Review of The New Climate War: the fight to take back our planet, by Michael E. Mann (London: Scribe Publications, 2021). By Simon Pirani

Fossil fuel companies, right-wing plutocrats and oil-funded governments “can no longer insist, with a straight face, that nothing is happening”, Michael Mann writes. Outright denial of the physical evidence of climate change is no longer credible.

So they have shifted to a softer form of denialism while keeping the oil flowing and fossil fuels burning, engaging in a multipronged offensive based on deception, distraction and delay. This is the new climate war, and the planet is losing (page 3).
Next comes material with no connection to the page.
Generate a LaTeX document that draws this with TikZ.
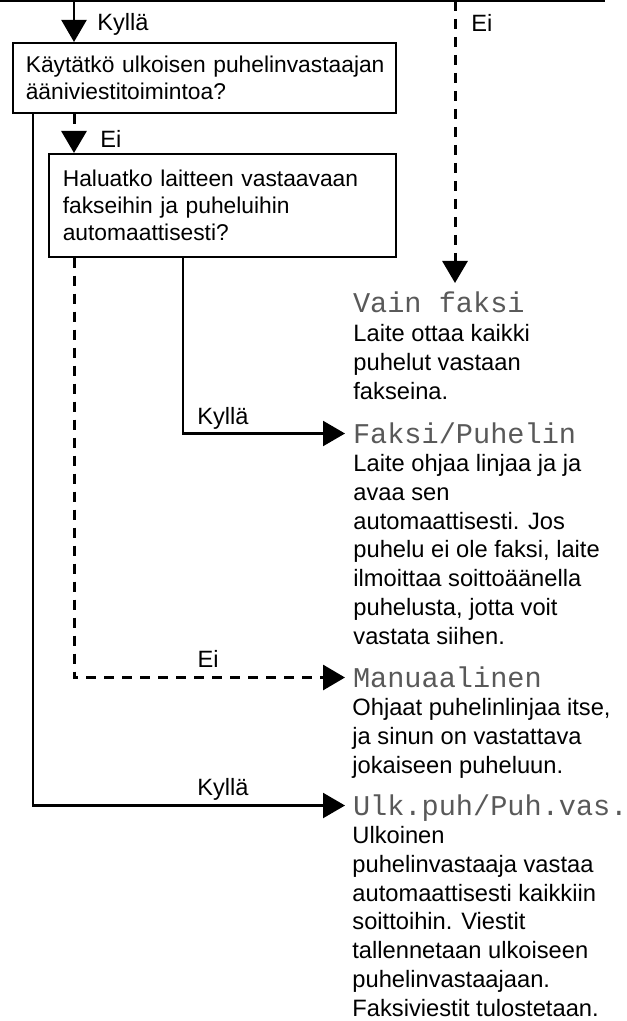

The enemy’s weapons in this new war, Mann argues, include greenwash, illusory technofixes such as capturing carbon from the air, and deflecting attention on to individual behaviour instead of what companies do.

The Climate Action Tracker thermometer

Mann, a climatologist at the Earth and Environmental Systems Institute at Penn State University in the US, was in the old climate war, too. He was lead author of a 1999 article featuring the now-famous “hockey stick” graph, showing that temperatures ramped sharply upwards in the late 20th century, out of the range of the previous 1000 years.

In 2001, after the graph appeared in the Third Assessment Report by the Intergovernmental Panel on Climate Change (IPCC), climate science deniers orchestrated a public hate campaign against its authors, and others who worked with them.